Surely many lawyers will remember from law school the case of Regina v. Dudley and Stephens, L.R. 14 Q.B.D. 273 (1884), in which two sailors were indicted for murder of their shipmate, Richard Parker. In 1884, following a shipwreck, four men survived in a small boat for almost three weeks. After they had been without food for seven days and without water for five, they discussed what was to be done. The "custom of the sea" in such circumstances was to draw lots and to sacrifice the person who drew the short stick so that the remaining men could live. Parker, the ship’s boy, was in much worse physical condition than the three other seamen, Dudley (the captain), Stephens, and one Brooks. After another day had passed with no other ship in sight (the twentieth since their ship had gone down), Dudley killed the boy with Stephens’s assent; Brooks dissented. Lots were not drawn. The three surviving men "fed upon the body and blood of the boy for four days" after which another vessel appeared and rescued them. The evidence was that if they had not acted they would not have survived to be rescued, and that Parker was likely to have died first.

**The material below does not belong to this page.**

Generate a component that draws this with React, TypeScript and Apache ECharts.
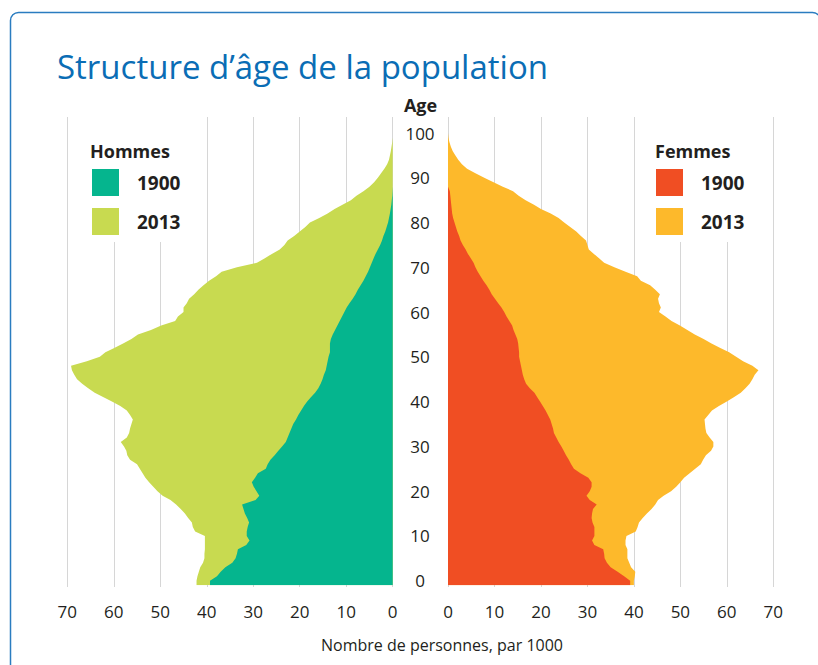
import React, { useEffect, useRef } from 'react';
import * as echarts from 'echarts';

// Ages 0..100 (category rows of the pyramid)
const ages: string[] = Array.from({ length: 101 }, (_, i) => String(i));
const ageTicks = [0, 10, 20, 30, 40, 50, 60, 70, 80, 90, 100];

// Number of persons, in thousands, by age
const men2013 = [
  42.2, 42.0, 41.7, 41.4, 40.8, 40.5, 40.5, 40.4, 40.4, 40.4,
  40.4, 42.5, 43.0, 43.2, 44.0, 44.7, 45.6, 46.6, 47.8, 49.5,
  50.6, 51.5, 52.4, 53.2, 53.8, 54.4, 55.0, 56.5, 57.1, 57.3,
  57.8, 58.5, 57.2, 56.7, 56.5, 56.2, 55.9, 56.5, 57.2, 58.6,
  60.4, 62.2, 64.1, 65.5, 66.8, 67.9, 68.5, 69.0, 69.2, 65.8,
  63.0, 61.8, 59.9, 58.0, 56.2, 54.8, 52.0, 49.8, 46.8, 46.2,
  45.0, 45.0, 44.3, 43.8, 42.7, 41.8, 40.7, 39.5, 38.0, 36.8,
  33.5, 29.2, 27.5, 26.0, 24.3, 23.3, 22.6, 21.2, 20.0, 18.8,
  17.8, 15.8, 14.0, 12.5, 10.8, 9.0, 7.8, 6.3, 5.0, 4.0,
  3.2, 2.5, 1.8, 1.2, 0.8, 0.6, 0.4, 0.25, 0.1, 0, 0,
];
const men1900 = [
  39.3, 37.8, 37.0, 36.0, 34.5, 33.8, 33.5, 33.3, 31.5, 30.8,
  31.4, 31.4, 31.2, 30.9, 31.3, 31.8, 32.1, 32.4, 29.5, 28.7,
  29.3, 29.9, 30.3, 29.6, 29.0, 27.3, 26.9, 26.3, 25.4, 24.6,
  23.8, 23.0, 22.6, 22.2, 21.8, 21.4, 20.8, 20.3, 19.7, 19.1,
  18.4, 17.6, 16.7, 16.0, 15.5, 15.1, 14.8, 14.4, 14.2, 14.0,
  13.8, 13.5, 13.5, 13.5, 13.3, 12.9, 12.4, 11.9, 11.4, 10.9,
  10.4, 9.9, 9.3, 8.6, 8.0, 7.5, 6.9, 6.3, 5.8, 5.3,
  4.9, 4.5, 4.1, 3.7, 3.2, 2.7, 2.3, 2.0, 1.6, 1.3,
  1.0, 0.8, 0.6, 0.45, 0.3, 0.2, 0.1, 0.05, 0, 0,
  0, 0, 0, 0, 0, 0, 0, 0, 0, 0, 0,
];
const women2013 = [
  40.0, 40.2, 40.3, 39.4, 39.0, 38.6, 38.6, 38.6, 38.2, 38.2,
  38.4, 40.4, 40.8, 41.1, 41.9, 42.8, 43.8, 44.6, 45.2, 46.4,
  48.0, 49.1, 50.0, 50.8, 52.0, 53.2, 54.4, 54.9, 55.5, 56.6,
  57.1, 57.1, 56.3, 55.6, 55.4, 55.3, 55.2, 56.0, 56.8, 58.3,
  60.0, 61.5, 63.0, 64.0, 64.9, 65.5, 66.0, 66.8, 65.5, 63.5,
  62.0, 60.5, 58.6, 56.7, 55.0, 53.1, 51.5, 49.9, 48.1, 46.8,
  45.4, 45.8, 45.4, 45.2, 45.6, 44.6, 43.5, 41.5, 40.7, 38.2,
  35.8, 33.6, 32.5, 31.4, 30.3, 30.0, 29.7, 28.6, 27.6, 26.3,
  25.0, 23.8, 22.1, 20.0, 18.5, 16.7, 15.2, 14.0, 11.8, 9.8,
  7.8, 5.9, 4.1, 3.0, 2.2, 1.6, 1.0, 0.6, 0.3, 0.1, 0,
];
const women1900 = [
  39.2, 37.9, 36.5, 35.0, 34.2, 33.7, 33.6, 33.4, 31.5, 31.0,
  31.5, 31.5, 31.5, 31.1, 30.9, 31.0, 31.2, 32.0, 30.5, 29.8,
  30.5, 30.9, 30.9, 30.2, 28.5, 27.1, 26.5, 26.0, 25.4, 24.9,
  24.4, 23.8, 23.3, 22.8, 22.6, 22.3, 22.0, 21.5, 21.0, 20.4,
  19.8, 19.2, 18.6, 17.6, 16.8, 16.4, 16.1, 15.9, 15.7, 15.5,
  15.3, 15.3, 15.2, 15.1, 14.9, 14.5, 14.1, 13.8, 13.2, 12.6,
  12.1, 11.5, 10.8, 10.1, 9.4, 8.9, 8.3, 7.6, 7.0, 6.4,
  5.9, 5.5, 4.9, 4.3, 3.8, 3.2, 2.7, 2.4, 2.0, 1.7,
  1.4, 1.1, 0.9, 0.8, 0.7, 0.6, 0.5, 0.4, 0, 0,
  0, 0, 0, 0, 0, 0, 0, 0, 0, 0, 0,
];

const FONT = '"Open Sans", "Noto Sans", sans-serif';
const TEXT = '#231f20';
const GRID_LINE = '#d6d6d6';
const C_M1900 = '#05b58e';
const C_M2013 = '#c8da50';
const C_F1900 = '#f04e23';
const C_F2013 = '#fdb92b';

function buildOption(): any {
  const W = 818;
  const H = 665;
  // frame (gridlines / labels)
  const frameTop = 117;
  const frameBottomY = 587;
  // data rows: age a at y = 580.7 - 4.477 a ; one base row below age 0
  const ageStep = 4.477;
  const age0Y = 580.7;
  const plotTop = age0Y - 100 * ageStep;
  const plotBottomY = age0Y + ageStep;
  const labelMin = -(frameBottomY - age0Y) / ageStep;
  const labelMax = 100 + (plotTop - frameTop) / ageStep;

  const leftL = 67.3;
  const leftR = W - 392.7;
  const rightL = 448;
  const rightR = W - 773.3;

  const cats = ['', ...ages];
  const withBase = (arr: number[]) => [arr[0], ...arr];

  const frameX = (grid: number, inverse: boolean) => ({
    gridIndex: grid,
    type: 'value',
    min: 0,
    max: 70,
    interval: 10,
    inverse,
    axisLine: { show: false },
    axisTick: { show: false },
    axisLabel: { fontSize: 17, color: TEXT, fontFamily: FONT, margin: 16 },
    splitLine: { show: true, lineStyle: { color: GRID_LINE, width: 1 } },
  });
  const dataX = (grid: number, inverse: boolean) => ({
    gridIndex: grid,
    type: 'value',
    min: 0,
    max: 70,
    inverse,
    show: false,
    splitLine: { show: false },
  });
  const dataY = (grid: number) => ({
    gridIndex: grid,
    type: 'category',
    data: cats,
    boundaryGap: false,
    show: false,
  });
  const area = (name: string, color: string, xi: number, yi: number, values: number[]) => ({
    name,
    type: 'line',
    xAxisIndex: xi,
    yAxisIndex: yi,
    data: withBase(values),
    color,
    symbol: 'none',
    lineStyle: { width: 0, color },
    areaStyle: { color, opacity: 1 },
    itemStyle: { color, borderWidth: 0 },
    emphasis: { disabled: true },
    silent: true,
  });
  const legend = (left: number, names: string[]) => ({
    orient: 'vertical',
    left,
    top: 169,
    padding: 0,
    itemWidth: 27,
    itemHeight: 27,
    itemGap: 12,
    icon: 'rect',
    selectedMode: false,
    data: names,
    formatter: (n: string) => n.split(' ')[1],
    itemStyle: { borderWidth: 0 },
    textStyle: {
      fontSize: 19,
      fontWeight: 'bold',
      color: TEXT,
      fontFamily: FONT,
      padding: [0, 0, 0, 13],
    },
  });

  return {
    animation: false,
    backgroundColor: '#ffffff',
    textStyle: { fontFamily: FONT },
    grid: [
      { left: leftL, right: leftR, top: frameTop, bottom: H - frameBottomY },
      { left: rightL, right: rightR, top: frameTop, bottom: H - frameBottomY },
      { left: leftL, right: leftR, top: plotTop, bottom: H - plotBottomY },
      { left: rightL, right: rightR, top: plotTop, bottom: H - plotBottomY },
    ],
    xAxis: [frameX(0, true), frameX(1, false), dataX(2, true), dataX(3, false)],
    yAxis: [
      { gridIndex: 0, type: 'value', min: labelMin, max: labelMax, show: false },
      {
        gridIndex: 1,
        type: 'value',
        min: labelMin,
        max: labelMax,
        position: 'left',
        axisLine: { show: false },
        axisTick: { show: false },
        splitLine: { show: false },
        axisLabel: {
          customValues: ageTicks,
          align: 'center',
          margin: 28,
          fontSize: 17,
          color: TEXT,
          fontFamily: FONT,
        },
      },
      dataY(2),
      dataY(3),
    ],
    legend: [
      legend(92, ['Hommes 1900', 'Hommes 2013']),
      legend(656, ['Femmes 1900', 'Femmes 2013']),
    ],
    series: [
      area('Hommes 2013', C_M2013, 2, 2, men2013),
      area('Hommes 1900', C_M1900, 2, 2, men1900),
      area('Femmes 2013', C_F2013, 3, 3, women2013),
      area('Femmes 1900', C_F1900, 3, 3, women1900),
    ],
    graphic: [
      {
        type: 'rect',
        z: 3,
        silent: true,
        shape: { x: 10.5, y: 12.5, width: 810, height: 700, r: 8 },
        style: { fill: 'none', stroke: '#2a7cc0', lineWidth: 1.5 },
      },
      {
        type: 'rect',
        z: 3,
        silent: true,
        shape: { x: 72, y: frameTop - 2, width: 128, height: 127 },
        style: { fill: '#ffffff' },
      },
      {
        type: 'rect',
        z: 3,
        silent: true,
        shape: { x: 642, y: frameTop - 2, width: 126, height: 127 },
        style: { fill: '#ffffff' },
      },
      {
        type: 'text',
        z: 5,
        x: 57,
        y: 66,
        style: {
          text: 'Structure d\u2019\u00e2ge de la population',
          fontSize: 33,
          fontFamily: FONT,
          fill: '#0a6db5',
          verticalAlign: 'middle',
          align: 'left',
        },
      },
      {
        type: 'text',
        z: 5,
        x: 420.5,
        y: 105,
        style: {
          text: 'Age',
          fontSize: 18,
          fontWeight: 'bold',
          fontFamily: FONT,
          fill: TEXT,
          align: 'center',
          verticalAlign: 'middle',
        },
      },
      {
        type: 'text',
        z: 5,
        x: 90,
        y: 151,
        style: {
          text: 'Hommes',
          fontSize: 18,
          fontWeight: 'bold',
          fontFamily: FONT,
          fill: TEXT,
          align: 'left',
          verticalAlign: 'middle',
        },
      },
      {
        type: 'text',
        z: 5,
        x: 655,
        y: 151,
        style: {
          text: 'Femmes',
          fontSize: 18,
          fontWeight: 'bold',
          fontFamily: FONT,
          fill: TEXT,
          align: 'left',
          verticalAlign: 'middle',
        },
      },
      {
        type: 'text',
        z: 5,
        x: 442,
        y: 645,
        style: {
          text: 'Nombre de personnes, par 1000',
          fontSize: 16,
          fontFamily: FONT,
          fill: TEXT,
          align: 'center',
          verticalAlign: 'middle',
        },
      },
    ],
  };
}

export default function App() {
  const ref = useRef<HTMLDivElement>(null);
  useEffect(() => {
    if (!ref.current) return;
    const chart = echarts.init(ref.current, undefined, { renderer: 'svg' });
    chart.setOption(buildOption());
    return () => {
      chart.dispose();
    };
  }, []);
  return (
    <div
      ref={ref}
      style={{ position: 'fixed', left: 0, top: 0, width: 818, height: 665, background: '#fff' }}
    />
  );
}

The case has been the subject of much discussion in first-year criminal law courses on the question whether it is murder to take an innocent person’s life to save one’s own. Neil Hanson has used Regina v. Dudley and Stephens to tell a thrilling story of a sea voyage, shipwreck, and the probably unfair use of this tragedy by the Home Office to overturn the "custom of the sea." Hanson describes life on board ship in the 1800s, cites other instances of shipwrecked sailors who had resorted to cannibalism to survive, and bases his book to a large extent on court transcripts and other documents related to the trial of Dudley and Stephens. Hanson’s description of the legal proceedings is interesting because they were both similar to and different from current American criminal trials. The case had been rigged so that it would be brought to a higher court for review. Before the evidence was concluded, the trial judge had already prepared the Special Verdict for the jury, which directed them to find certain facts. The case was then sent to the Queen’s Bench for decision on those facts, although the Queen’s Bench no longer existed as a separate court but had been merged into a single High Court of Justice. The procedure used was, according to Hanson, unorthodox and possibly unlawful, although defense counsel never raised the jurisdictional issue. The five senior judges who sat concluded that on the Special Verdict the defendants should be found guilty of willful murder, rejecting the defense of necessity. Hanson includes a brief description of nineteenth century correctional philosophy and conditions in English prisons. The death sentences imposed on Dudley and Stephens ultimately were commuted to six months’ imprisonment. Hanson brings the story to a conclusion by describing the lives of the three survivors—Dudley, Stephens, and Brooks—after their ordeal was over.